The young man appeared to be talking triumphantly about a great American capitalist whom he professed to have persuaded to see the error of his ways. He talked rather as if he had been slumming.
“I’m very proud of it, I can tell you,” he said. “Anybody can produce a penitent murderer. It’s something to produce a penitent millionaire. And I do believe that poor Enoch Oates has seen the light (thanks to my conversations at lunch); since I talked to him, Oates is another and a better man.”
“Sown his wild oats, in fact,” remarked Crane.
“Well,” replied the other. “In a sense they were very quiet oats. Almost what you might call Quaker Oats. He was a Puritan and a Prohibitionist and a Pacifist and an Internationalist; in short, everything that is in darkness and the shadow of death. But what you said about him was quite right. His heart’s in the right place. It’s on his sleeve. That’s why I preached the gospel to the noble savage and made him a convert.”
“But what did you convert him to?” inquired the other.
“Private property,” replied Pierce promptly. “Being a millionaire he had never heard of it. But when I explained the first elementary idea of it in a simple form, he was quite taken with the notion. I pointed out that he might abandon robbery on a large scale and create property on a small scale. He felt it was very revolutionary, but he admitted it was right. Well, you know, he’d bought this big English estate out here. He was going to play the philanthropist, and have a model estate with all the regular trimmings; heads hygienically shaved by machinery every morning; and the cottagers admitted once a month into their own front gardens and told to keep off the grass. But I said to him: `If you’re going to give things to people, why not give ‘em?
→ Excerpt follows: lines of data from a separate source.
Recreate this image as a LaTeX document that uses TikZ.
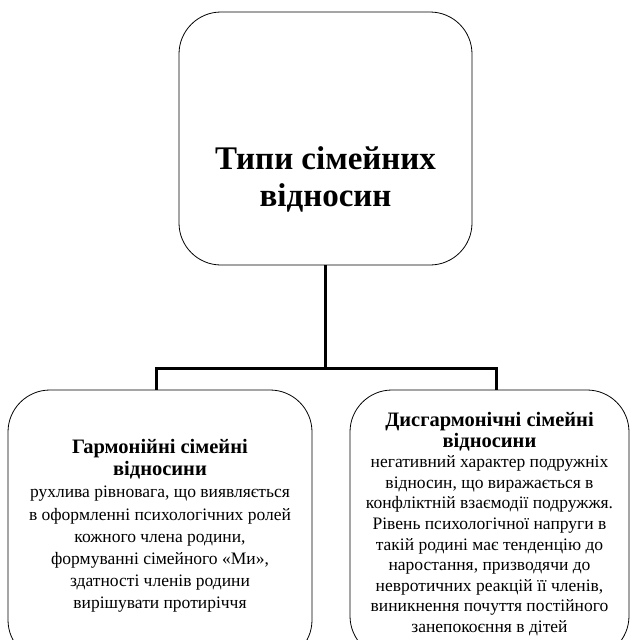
\documentclass[tikz,border=0pt]{standalone}
\usepackage{fontspec}
\setmainfont{Liberation Serif}
\newcommand{\hdfont}{\fontsize{20.5}{22}\selectfont\bfseries}
\begin{document}
\begin{tikzpicture}[x=1pt,y=-1pt,
  box/.style={draw,line width=0.8pt,rounded corners=42pt,align=center,inner sep=0pt},
  conn/.style={line width=3pt}]
\useasboundingbox (0,0) rectangle (636,640);
\node[box,minimum width=293pt,minimum height=253pt] (top) at (325.5,138.5) {};
\node[align=center,inner sep=0pt,font=\fontsize{33}{37}\selectfont\bfseries]
  (toptext) at (325.5,179) {Типи сімейних\\відносин};
\node[box,minimum width=304pt,minimum height=272pt,font=\fontsize{17.5}{22.2}\selectfont] (lbox) at (160,526)
  {\hdfont Гармонійні сімейні\\
   \hdfont відносини\\
   рухлива рівновага, що виявляється\\
   в оформленні психологічних ролей\\
   кожного члена родини,\\
   формуванні сімейного «Ми»,\\
   здатності членів родини\\
   вирішувати протиріччя};
\node[box,minimum width=279pt,minimum height=268pt,font=\fontsize{17.5}{20.6}\selectfont] (rbox) at (489.5,524)
  {\hdfont Дисгармонічні сімейні\\
   \hdfont відносини\\
   негативний характер подружніх\\
   відносин, що виражається в\\
   конфліктній взаємодії подружжя.\\
   Рівень психологічної напруги в\\
   такій родині має тенденцію до\\
   наростання, призводячи до\\
   невротичних реакцій її членів,\\
   виникнення почуття постійного\\
   занепокоєння в дітей};
\coordinate (j) at (325.5,368);
\coordinate (jl) at (156,368);
\coordinate (jr) at (496,368);
\draw[conn] (top.south) -- (j);
\draw[conn,line cap=rect] (jl) -- (jr);
\draw[conn] (jl) -- (jl |- lbox.north);
\draw[conn] (jr) -- (jr |- rbox.north);
\end{tikzpicture}
\end{document}
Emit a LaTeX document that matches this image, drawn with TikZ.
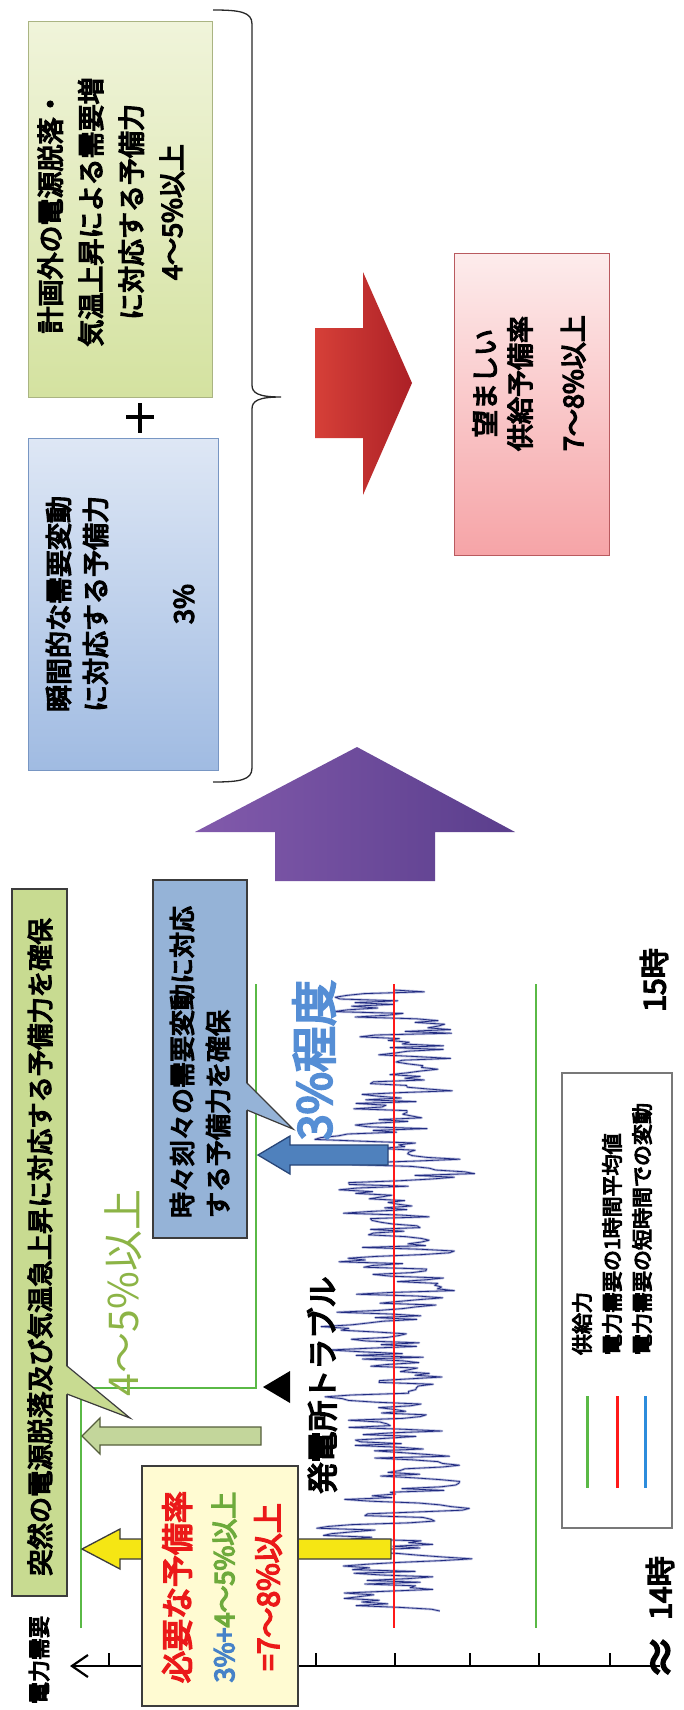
\documentclass[tikz,border=0pt]{standalone}
\usepackage{fontspec}
\setmainfont{Noto Sans CJK JP}
\newfontfamily\jpr{Noto Sans CJK JP}
\newfontfamily\jpb{Noto Sans CJK JP}[FakeBold=5]
\usetikzlibrary{arrows.meta}
\newcommand{\fz}[2]{\fontsize{#1pt}{#2pt}\selectfont}
\definecolor{gtopL}{RGB}{240,244,218}
\definecolor{gtopR}{RGB}{212,226,160}
\definecolor{gedge}{RGB}{170,180,130}
\definecolor{btopL}{RGB}{222,231,245}
\definecolor{btopR}{RGB}{160,187,226}
\definecolor{bedge}{RGB}{120,150,195}
\definecolor{ptopL}{RGB}{253,236,236}
\definecolor{ptopR}{RGB}{246,164,167}
\definecolor{pedge}{RGB}{185,90,95}
\definecolor{redL}{RGB}{214,64,56}
\definecolor{redR}{RGB}{172,32,38}
\definecolor{purL}{RGB}{130,90,172}
\definecolor{purR}{RGB}{90,62,140}
\definecolor{chgreen}{RGB}{90,185,70}
\definecolor{chred}{RGB}{255,25,25}
\definecolor{legblue}{RGB}{45,140,220}
\definecolor{noiseL}{RGB}{185,190,222}
\definecolor{noiseD}{RGB}{35,45,130}
\definecolor{glab}{RGB}{200,219,145}
\definecolor{blab}{RGB}{149,179,215}
\definecolor{yfill}{RGB}{255,251,210}
\definecolor{yarrow}{RGB}{245,230,20}
\definecolor{lgreen}{RGB}{195,214,155}
\definecolor{ldgreen}{RGB}{85,95,60}
\definecolor{darrow}{RGB}{79,129,189}
\definecolor{darrowedge}{RGB}{40,70,120}
\definecolor{darkedge}{RGB}{60,60,60}
\definecolor{legedge}{RGB}{120,120,120}
\definecolor{bigGreen}{RGB}{140,180,70}
\definecolor{bigBlue}{RGB}{85,142,213}
\definecolor{needred}{RGB}{235,25,25}
\definecolor{needblue}{RGB}{70,130,200}
\definecolor{needgreen}{RGB}{110,170,60}
\definecolor{bracecol}{RGB}{40,40,40}
\begin{document}
\begin{tikzpicture}[x=1pt,y=-1pt,
  every node/.style={inner sep=0pt,outer sep=0pt},
  rt/.style={rotate=90},
  chartbox/.style={rotate=90, draw=darkedge, line width=1.3pt},
  gline/.style={draw=chgreen, line width=2pt},
  tick/.style={draw=black, line width=1.5pt},
  legline/.style={line width=3pt}
]
\useasboundingbox (0,0) rectangle (684,1710);
\fill[white] (0,0) rectangle (684,1710);

% ---------- upper part ----------
\coordinate (bracetip) at (281,397);
\draw[line width=1.3pt, draw=bracecol] (213,10) .. controls (240,10) and (252,12) .. (252,24) -- (252,385) .. controls (252,393) and (258,397) .. (bracetip) .. controls (258,397) and (252,401) .. (252,409) -- (252,768) .. controls (252,780) and (240,782) .. (213,782);

\node[rt, minimum width=375pt, minimum height=184pt, draw=gedge, line width=1pt, top color=gtopL, bottom color=gtopR] (planbox) at (120,209.5) {};
\node[rt, align=center, font={\jpb\fz{27}{40.5}}] (plantext) at (111,212) {計画外の電源脱落・\\気温上昇による需要増\\に対応する予備力\\4～5\%以上};

\draw[line width=4pt] (140,403) -- (140,433);
\draw[line width=4pt] (126,417) -- (154,417);

\node[rt, minimum width=332pt, minimum height=190pt, draw=bedge, line width=1pt, top color=btopL, bottom color=btopR] (instbox) at (123,604) {};
\node[rt, align=center, font={\jpb\fz{27}{37}}] (insttext) at (120,604) {瞬間的な需要変動\\に対応する予備力\\[51pt]3\%};

\shade[left color=redL, right color=redR] (315,328) -- (363,328) -- (363,272) -- (412,383) -- (363,495) -- (363,438) -- (315,438) -- cycle;

\node[rt, minimum width=302pt, minimum height=155pt, draw=pedge, line width=1pt, top color=ptopL, bottom color=ptopR] (wantbox) at (531.5,404) {};
\node[rt, anchor=west, align=left, font={\jpb\fz{27}{35}}] (wanttext) at (529,451) {\hspace*{14pt}望ましい\\供給予備率\\[18pt]7～8\%以上};

\shade[left color=purL, right color=purR] (357,747) -- (515,832) -- (435,832) -- (435,881) -- (275,881) -- (275,832) -- (195,832) -- cycle;

% ---------- chart ----------
\draw[gline] (81,1628) -- (81,1388) -- (256,1388) -- (256,984);
\draw[gline] (536,984) -- (536,1628);

\pgfmathsetseed{31}
\gdef\nzpath{}
\gdef\nzdev{0}
\foreach \k in {1,...,345}{
  \pgfmathsetmacro\nzd{max(-118,min(122,0.55*\nzdev+52*rand))}
  \pgfmathsetmacro\nzy{990+1.8*\k}
  \pgfmathsetmacro\nzx{394+\nzd}
  \xdef\nzdev{\nzd}
  \xdef\nzpath{\nzpath -- (\nzx,\nzy)}
}
\draw[line width=2.4pt, draw=noiseL, line join=round] (394,990) \nzpath;
\draw[line width=0.8pt, draw=noiseD, line join=round] (394,990) \nzpath;

\draw[draw=chred, line width=2.5pt] (394,984) -- (394,1628);

% axis
\coordinate (axT) at (70,1666);
\coordinate (axE) at (660,1666);
\draw[line width=2.2pt, {Straight Barb[length=16pt,width=22pt]}-] (axT) -- (axE);
\foreach \tx in {109,316,395,470,539,610}{\draw[tick] (\tx,1653) -- (\tx,1666);}
\node[rt, font={\jpb\fz{44}{44}}] (brk) at (664,1657) {≈};

% arrows
\draw[draw=ldgreen, fill=lgreen, line width=1.3pt] (82,1436) -- (100,1418) -- (100,1427) -- (261,1427) -- (261,1445) -- (100,1445) -- (100,1454) -- cycle;
\draw[draw=darkedge, fill=yarrow, line width=1.3pt] (82,1549) -- (120,1529) -- (120,1539) -- (391,1539) -- (391,1559) -- (120,1559) -- (120,1569) -- cycle;
\draw[draw=darrowedge, fill=darrow, line width=1.3pt] (258,1155) -- (290,1136) -- (290,1145) -- (388,1145) -- (388,1165) -- (290,1165) -- (290,1174) -- cycle;
\fill[black] (263,1387) -- (290,1371) -- (290,1403) -- cycle;

% boxes
\node[chartbox, minimum width=707pt, minimum height=55pt, fill=glab] (suddenbox) at (39.5,1242.5) {};
\fill[glab] (66,1366) -- (130,1418) -- (66,1394) -- cycle;
\draw[darkedge, line width=1.2pt] (67,1366) -- (130,1418) -- (67,1394);
\node[rt, font={\jpb\fz{26.3}{30}}] (suddentext) at (40,1247) {突然の電源脱落及び気温急上昇に対応する予備力を確保};

\node[chartbox, minimum width=358pt, minimum height=94pt, fill=blab] (momentbox) at (200,1059) {};
\fill[blab] (246,1083) -- (293,1129) -- (246,1110) -- cycle;
\draw[darkedge, line width=1.2pt] (247,1083) -- (293,1129) -- (247,1110);
\node[rt, align=left, font={\jpb\fz{26}{36}}] (momenttext) at (200,1062) {時々刻々の需要変動に対応\\する予備力を確保};

\node[chartbox, minimum width=240pt, minimum height=156pt, fill=yfill] (needbox) at (220,1586) {};
\node[rt, align=center, font={\jpb\fz{30}{45}}] (needtext) at (222,1587) {{\color{needred}\fz{32}{45}必要な予備率}\\{\fz{27}{45}\color{needblue}3\%+\color{needgreen}4～5\%以上}\\{\color{needred}=7～8\%以上}};

\node[rt, font={\jpr\fz{41}{41}}, text=bigGreen] (pct45) at (123,1293) {4～5\%以上};
\node[rt, font={\jpb\fz{46}{46}}, text=bigBlue] (pct3) at (314,1060) {3\%程度};
\node[rt, font={\jpb\fz{31}{31}}] (trouble) at (322,1385) {発電所トラブル};

% legend
\node[rt, minimum width=455pt, minimum height=110pt, draw=legedge, line width=1.5pt, fill=white] (legendbox) at (617,1300.5) {};
\draw[legline, chgreen] (587,1396) -- (587,1488);
\draw[legline, chred] (617,1396) -- (617,1488);
\draw[legline, legblue] (645,1396) -- (645,1488);
\node[rt, align=left, font={\jpb\fz{21}{30}}] (legendtext) at (612,1229) {供給力\\電力需要の1時間平均値\\電力需要の短時間での変動};

\node[rt, font={\jpb\fz{30}{30}}] (t15) at (654,980) {15時};
\node[rt, font={\jpb\fz{30}{30}}] (t14) at (660,1588) {14時};
\node[rt, font={\jpb\fz{22}{22}}] (ylabel) at (39,1660) {電力需要};
\end{tikzpicture}
\end{document}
If you give your friend a plant in a pot, you don’t send him an inspector from the Society for the Prevention of Cruelty to Vegetables to see he waters it properly. If you give your friend a box of cigars, you don’t make him write a monthly report of how many he smokes a day. Can’t you be a little generous with your generosity? Why don’t you use your money to make free men instead of to make slaves? Why don’t you give your tenants their land and have done with it, or let ’em have it very cheap?’ And he’s done it; he’s really done it. He’s created hundreds of small proprietors, and changed the whole of this countryside. That’s why I want you to come up and see one of the small farms.”